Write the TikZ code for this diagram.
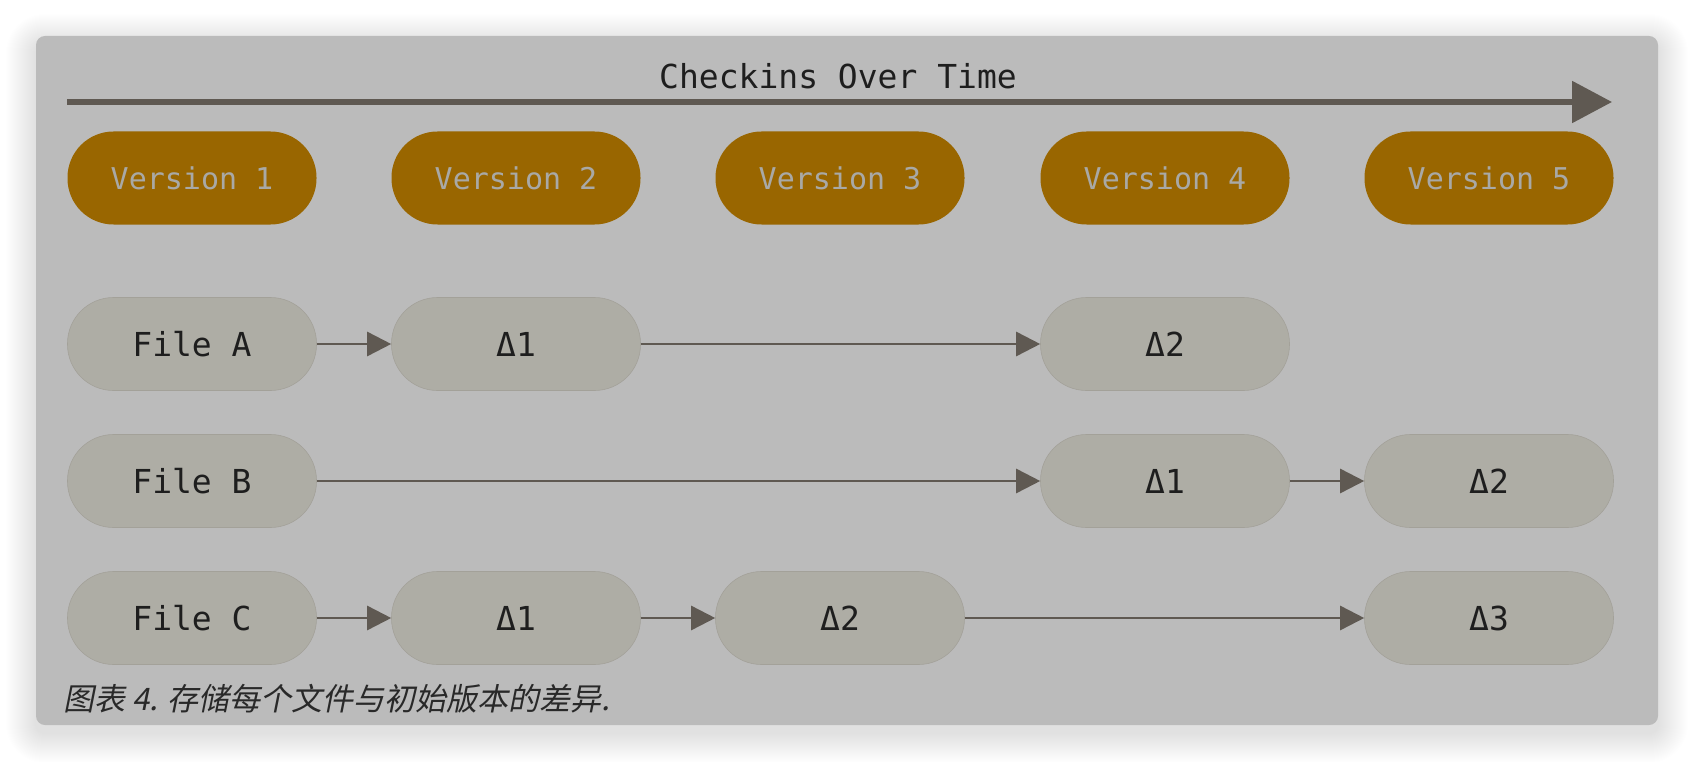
\documentclass[tikz,border=0pt]{standalone}
\usepackage{fontspec}
\setmonofont{DejaVu Sans Mono}
\newfontfamily\cjk[FakeSlant=0.2]{Noto Sans CJK SC}
\usepackage{xcolor}
\usetikzlibrary{arrows.meta, positioning}

\definecolor{panelgray}{HTML}{BBBBBB}
\definecolor{versionfill}{HTML}{996600}
\definecolor{versiontext}{HTML}{A9A9A6}
\definecolor{filefill}{HTML}{AEADA5}
\definecolor{fileedge}{HTML}{A3A199}
\definecolor{arrowgray}{HTML}{5F5952}
\definecolor{inkdark}{HTML}{1E1E1E}

\tikzset{
  pill/.style={rectangle, rounded corners=46pt, minimum width=249pt, minimum height=93pt, inner sep=0pt},
  versionpill/.style={pill, fill=versionfill, text=versiontext, font=\ttfamily\fontsize{30}{36}\selectfont},
  filepill/.style={pill, fill=filefill, draw=fileedge, line width=0.6pt, text=inkdark, font=\ttfamily\fontsize{33}{40}\selectfont},
  delta/.style={-{Triangle[length=24pt,width=24pt]}, line width=2.6pt, draw=arrowgray},
}

\begin{document}
\begin{tikzpicture}[x=1pt, y=-1pt]
\useasboundingbox (0,0) rectangle (1694,762);
\fill[white] (0,0) rectangle (1694,762);

% Panel with soft shadow
\foreach \s in {1,...,30}
    \fill[black, opacity=0.0035, rounded corners=9pt+\s pt] (36-\s,36-\s+8) rectangle (1658+\s,725+\s+8);
\fill[panelgray, rounded corners=9pt] (36,36) rectangle (1658,725);

% Time line
\node[font=\ttfamily\fontsize{33}{40}\selectfont, text=inkdark] (title) at (838,76) {Checkins Over Time};
\coordinate (tstart) at (67,102);
\coordinate (tend) at (1612,102);
\draw[-{Triangle[length=40pt,width=41pt]}, line width=5.5pt, draw=arrowgray] (tstart) -- (tend);

% Versions
\foreach \i/\x in {1/192,2/516,3/840,4/1165,5/1489}
    \node[versionpill] (v\i) at (\x,178) {Version \i};

% File A
\node[filepill] (fa) at (192,344) {File A};
\node[filepill] (da1) at (516,344) {Δ1};
\node[filepill] (da2) at (1165,344) {Δ2};
\draw[delta] (fa) -- (da1);
\draw[delta] (da1) -- (da2);

% File B
\node[filepill] (fb) at (192,481) {File B};
\node[filepill] (db1) at (1165,481) {Δ1};
\node[filepill] (db2) at (1489,481) {Δ2};
\draw[delta] (fb) -- (db1);
\draw[delta] (db1) -- (db2);

% File C
\node[filepill] (fc) at (192,618) {File C};
\node[filepill] (dc1) at (516,618) {Δ1};
\node[filepill] (dc2) at (840,618) {Δ2};
\node[filepill] (dc3) at (1489,618) {Δ3};
\draw[delta] (fc) -- (dc1);
\draw[delta] (dc1) -- (dc2);
\draw[delta] (dc2) -- (dc3);

% Caption
\node[anchor=west, inner sep=0pt, text=inkdark!95, font=\cjk\fontsize{31}{37}\selectfont] (caption) at (63,699) {图表 4. 存储每个文件与初始版本的差异.};
\end{tikzpicture}
\end{document}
· · · · ·
* [Instructions for the task]: Print out the whole of the material word for word, without pictures.

* [Solution for this problem]:
Write the TikZ code for this diagram.
\documentclass[tikz,border=0pt]{standalone}
\usepackage{fontspec}
\setmonofont{DejaVu Sans Mono}
\newfontfamily\cjk[FakeSlant=0.2]{Noto Sans CJK SC}
\usepackage{xcolor}
\usetikzlibrary{arrows.meta, positioning}

\definecolor{panelgray}{HTML}{BBBBBB}
\definecolor{versionfill}{HTML}{996600}
\definecolor{versiontext}{HTML}{A9A9A6}
\definecolor{filefill}{HTML}{AEADA5}
\definecolor{fileedge}{HTML}{A3A199}
\definecolor{arrowgray}{HTML}{5F5952}
\definecolor{inkdark}{HTML}{1E1E1E}

\tikzset{
  pill/.style={rectangle, rounded corners=46pt, minimum width=249pt, minimum height=93pt, inner sep=0pt},
  versionpill/.style={pill, fill=versionfill, text=versiontext, font=\ttfamily\fontsize{30}{36}\selectfont},
  filepill/.style={pill, fill=filefill, draw=fileedge, line width=0.6pt, text=inkdark, font=\ttfamily\fontsize{33}{40}\selectfont},
  delta/.style={-{Triangle[length=24pt,width=24pt]}, line width=2.6pt, draw=arrowgray},
}

\begin{document}
\begin{tikzpicture}[x=1pt, y=-1pt]
\useasboundingbox (0,0) rectangle (1694,762);
\fill[white] (0,0) rectangle (1694,762);

% Panel with soft shadow
\foreach \s in {1,...,30}
    \fill[black, opacity=0.0035, rounded corners=9pt+\s pt] (36-\s,36-\s+8) rectangle (1658+\s,725+\s+8);
\fill[panelgray, rounded corners=9pt] (36,36) rectangle (1658,725);

% Time line
\node[font=\ttfamily\fontsize{33}{40}\selectfont, text=inkdark] (title) at (838,76) {Checkins Over Time};
\coordinate (tstart) at (67,102);
\coordinate (tend) at (1612,102);
\draw[-{Triangle[length=40pt,width=41pt]}, line width=5.5pt, draw=arrowgray] (tstart) -- (tend);

% Versions
\foreach \i/\x in {1/192,2/516,3/840,4/1165,5/1489}
    \node[versionpill] (v\i) at (\x,178) {Version \i};

% File A
\node[filepill] (fa) at (192,344) {File A};
\node[filepill] (da1) at (516,344) {Δ1};
\node[filepill] (da2) at (1165,344) {Δ2};
\draw[delta] (fa) -- (da1);
\draw[delta] (da1) -- (da2);

% File B
\node[filepill] (fb) at (192,481) {File B};
\node[filepill] (db1) at (1165,481) {Δ1};
\node[filepill] (db2) at (1489,481) {Δ2};
\draw[delta] (fb) -- (db1);
\draw[delta] (db1) -- (db2);

% File C
\node[filepill] (fc) at (192,618) {File C};
\node[filepill] (dc1) at (516,618) {Δ1};
\node[filepill] (dc2) at (840,618) {Δ2};
\node[filepill] (dc3) at (1489,618) {Δ3};
\draw[delta] (fc) -- (dc1);
\draw[delta] (dc1) -- (dc2);
\draw[delta] (dc2) -- (dc3);

% Caption
\node[anchor=west, inner sep=0pt, text=inkdark!95, font=\cjk\fontsize{31}{37}\selectfont] (caption) at (63,699) {图表 4. 存储每个文件与初始版本的差异.};
\end{tikzpicture}
\end{document}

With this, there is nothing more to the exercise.